┌────────

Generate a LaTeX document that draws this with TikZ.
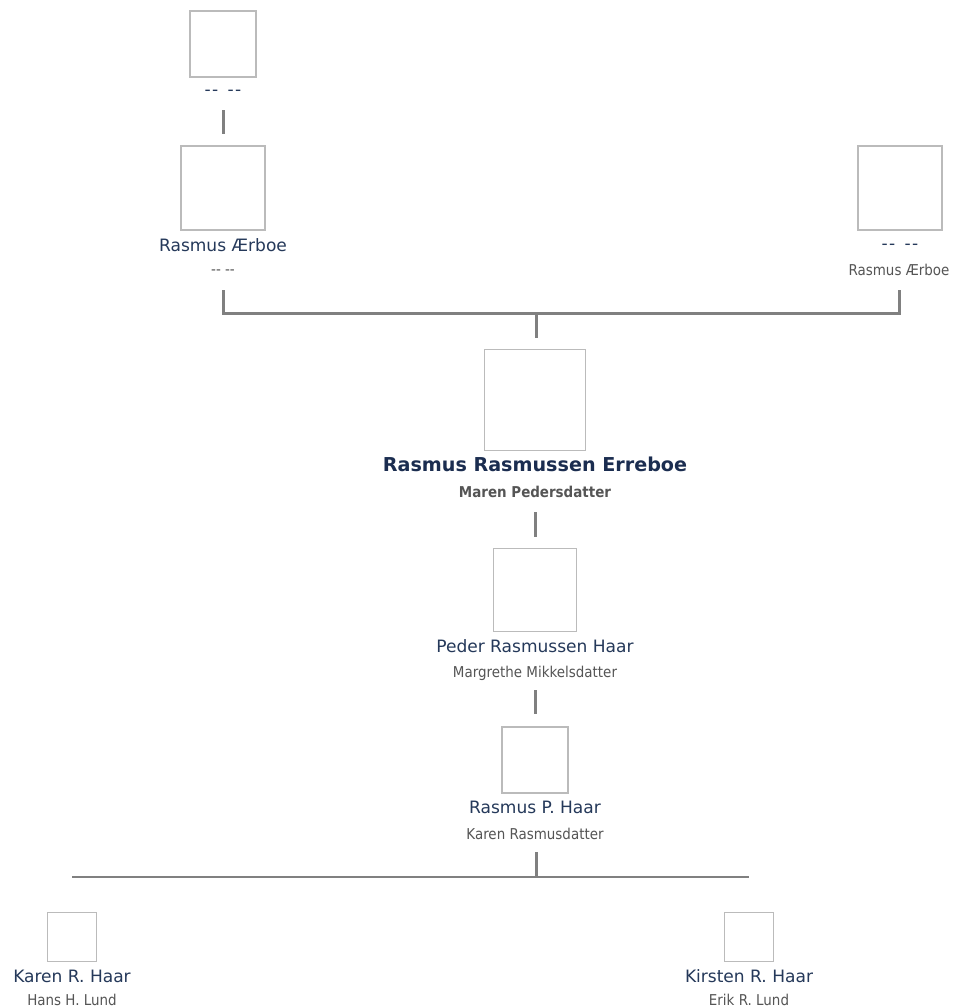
\documentclass[tikz,border=0pt]{standalone}
\usepackage{fontspec}
\setmainfont{DejaVu Sans}
\newfontfamily\subfont[FakeStretch=0.9]{DejaVu Sans}
\usepackage{xcolor}
\definecolor{namecol}{HTML}{25395A}
\definecolor{maincol}{HTML}{1B2D50}
\definecolor{subcol}{HTML}{555555}
\definecolor{linecol}{HTML}{808080}
\definecolor{boxcol}{HTML}{BBBBBB}
\newcommand{\nodata}{-\kern0.08em-\hspace{0.55em}-\kern0.08em-}
\tikzset{
    photo/.style={draw=boxcol, line width=0.35mm, fill=white, inner sep=0pt, minimum size=#1},
    personname/.style={anchor=base, inner sep=0pt, text depth=0pt, text=namecol, font=\fontsize{9.7}{11}\selectfont},
    mainname/.style={anchor=base, inner sep=0pt, text depth=0pt, text=maincol, font=\fontsize{10.9}{12}\selectfont\bfseries},
    spouse/.style={anchor=base, inner sep=0pt, text depth=0pt, text=subcol, font=\subfont\fontsize{8.5}{10}\selectfont},
    mainspouse/.style={anchor=base, inner sep=0pt, text depth=0pt, text=subcol, font=\subfont\fontsize{8.5}{10}\selectfont\bfseries},
    link/.style={draw=linecol, line width=0.6mm},
    sibling/.style={draw=linecol, line width=0.4mm}
}

\begin{document}
\begin{tikzpicture}[x=0.2mm, y=-0.2mm]
                \fill[white] (0,0) rectangle (954,1008);

                % grandparents
                \node[photo=13.2mm] (top) at (223,44) {};
                \node[personname] (topName) at (223,95) {\nodata};

                \node[photo=16.8mm] (ae) at (223,188) {};
                \node[personname] (aeName) at (223,251) {Rasmus Ærboe};
                \node[spouse] (aeSub) at (223,274) {-{}- -{}-};

                \node[photo=16.8mm] (right) at (900,188) {};
                \node[personname] (rightName) at (900,249) {\nodata};
                \node[spouse] (rightSub) at (899,275) {Rasmus Ærboe};

                % main person
                \node[photo=20.2mm] (main) at (535,400) {};
                \node[mainname] (mainName) at (535,471) {Rasmus Rasmussen Erreboe};
                \node[mainspouse] (mainSub) at (535,497) {Maren Pedersdatter};

                \node[photo=16.6mm] (peder) at (535,590) {};
                \node[personname] (pederName) at (535,652) {Peder Rasmussen Haar};
                \node[spouse] (pederSub) at (535,677) {Margrethe Mikkelsdatter};

                \node[photo=13.2mm] (rasmusP) at (535,760) {};
                \node[personname] (rasmusPName) at (535,813) {Rasmus P. Haar};
                \node[spouse] (rasmusPSub) at (535,839) {Karen Rasmusdatter};

                % children
                \node[photo=9.8mm] (karen) at (72,937) {};
                \node[personname] (karenName) at (72,982) {Karen R. Haar};
                \node[spouse] (karenSub) at (72,1005) {Hans H. Lund};

                \node[photo=9.8mm] (kirsten) at (749,937) {};
                \node[personname] (kirstenName) at (749,982) {Kirsten R. Haar};
                \node[spouse] (kirstenSub) at (749,1005) {Erik R. Lund};

                \coordinate (parents) at (536,313);
                \coordinate (kids) at (536,877);

                % lines
                \draw[link, shorten <=3mm, shorten >=2.2mm] (topName.south) -- (ae.north);
                \draw[link, shorten <=3.2mm, shorten >=3mm] (aeSub.south) -- (aeSub.south |- parents) -- (rightSub.south |- parents) -- (rightSub.south);
                \draw[link, shorten >=2.2mm] (parents) -- (main.north -| parents);
                \draw[link, shorten <=3mm, shorten >=2.2mm] (mainSub.south) -- (peder.north);
                \draw[link, shorten <=2.6mm, shorten >=2.4mm] (pederSub.south) -- (rasmusP.north);
                \draw[link, shorten <=2.6mm] (rasmusPSub.south -| kids) -- (kids);
                \draw[sibling] (karen |- kids) -- (kirsten |- kids);

            \end{tikzpicture}
\end{document}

└────────

### Direction:
Except for the pictures, copy the material above exactly.

### Exercise output:
Generate a LaTeX document that draws this with TikZ.
\documentclass[tikz,border=0pt]{standalone}
\usepackage{fontspec}
\setmainfont{DejaVu Sans}
\newfontfamily\subfont[FakeStretch=0.9]{DejaVu Sans}
\usepackage{xcolor}
\definecolor{namecol}{HTML}{25395A}
\definecolor{maincol}{HTML}{1B2D50}
\definecolor{subcol}{HTML}{555555}
\definecolor{linecol}{HTML}{808080}
\definecolor{boxcol}{HTML}{BBBBBB}
\newcommand{\nodata}{-\kern0.08em-\hspace{0.55em}-\kern0.08em-}
\tikzset{
    photo/.style={draw=boxcol, line width=0.35mm, fill=white, inner sep=0pt, minimum size=#1},
    personname/.style={anchor=base, inner sep=0pt, text depth=0pt, text=namecol, font=\fontsize{9.7}{11}\selectfont},
    mainname/.style={anchor=base, inner sep=0pt, text depth=0pt, text=maincol, font=\fontsize{10.9}{12}\selectfont\bfseries},
    spouse/.style={anchor=base, inner sep=0pt, text depth=0pt, text=subcol, font=\subfont\fontsize{8.5}{10}\selectfont},
    mainspouse/.style={anchor=base, inner sep=0pt, text depth=0pt, text=subcol, font=\subfont\fontsize{8.5}{10}\selectfont\bfseries},
    link/.style={draw=linecol, line width=0.6mm},
    sibling/.style={draw=linecol, line width=0.4mm}
}

\begin{document}
\begin{tikzpicture}[x=0.2mm, y=-0.2mm]
                \fill[white] (0,0) rectangle (954,1008);

                % grandparents
                \node[photo=13.2mm] (top) at (223,44) {};
                \node[personname] (topName) at (223,95) {\nodata};

                \node[photo=16.8mm] (ae) at (223,188) {};
                \node[personname] (aeName) at (223,251) {Rasmus Ærboe};
                \node[spouse] (aeSub) at (223,274) {-{}- -{}-};

                \node[photo=16.8mm] (right) at (900,188) {};
                \node[personname] (rightName) at (900,249) {\nodata};
                \node[spouse] (rightSub) at (899,275) {Rasmus Ærboe};

                % main person
                \node[photo=20.2mm] (main) at (535,400) {};
                \node[mainname] (mainName) at (535,471) {Rasmus Rasmussen Erreboe};
                \node[mainspouse] (mainSub) at (535,497) {Maren Pedersdatter};

                \node[photo=16.6mm] (peder) at (535,590) {};
                \node[personname] (pederName) at (535,652) {Peder Rasmussen Haar};
                \node[spouse] (pederSub) at (535,677) {Margrethe Mikkelsdatter};

                \node[photo=13.2mm] (rasmusP) at (535,760) {};
                \node[personname] (rasmusPName) at (535,813) {Rasmus P. Haar};
                \node[spouse] (rasmusPSub) at (535,839) {Karen Rasmusdatter};

                % children
                \node[photo=9.8mm] (karen) at (72,937) {};
                \node[personname] (karenName) at (72,982) {Karen R. Haar};
                \node[spouse] (karenSub) at (72,1005) {Hans H. Lund};

                \node[photo=9.8mm] (kirsten) at (749,937) {};
                \node[personname] (kirstenName) at (749,982) {Kirsten R. Haar};
                \node[spouse] (kirstenSub) at (749,1005) {Erik R. Lund};

                \coordinate (parents) at (536,313);
                \coordinate (kids) at (536,877);

                % lines
                \draw[link, shorten <=3mm, shorten >=2.2mm] (topName.south) -- (ae.north);
                \draw[link, shorten <=3.2mm, shorten >=3mm] (aeSub.south) -- (aeSub.south |- parents) -- (rightSub.south |- parents) -- (rightSub.south);
                \draw[link, shorten >=2.2mm] (parents) -- (main.north -| parents);
                \draw[link, shorten <=3mm, shorten >=2.2mm] (mainSub.south) -- (peder.north);
                \draw[link, shorten <=2.6mm, shorten >=2.4mm] (pederSub.south) -- (rasmusP.north);
                \draw[link, shorten <=2.6mm] (rasmusPSub.south -| kids) -- (kids);
                \draw[sibling] (karen |- kids) -- (kirsten |- kids);

            \end{tikzpicture}
\end{document}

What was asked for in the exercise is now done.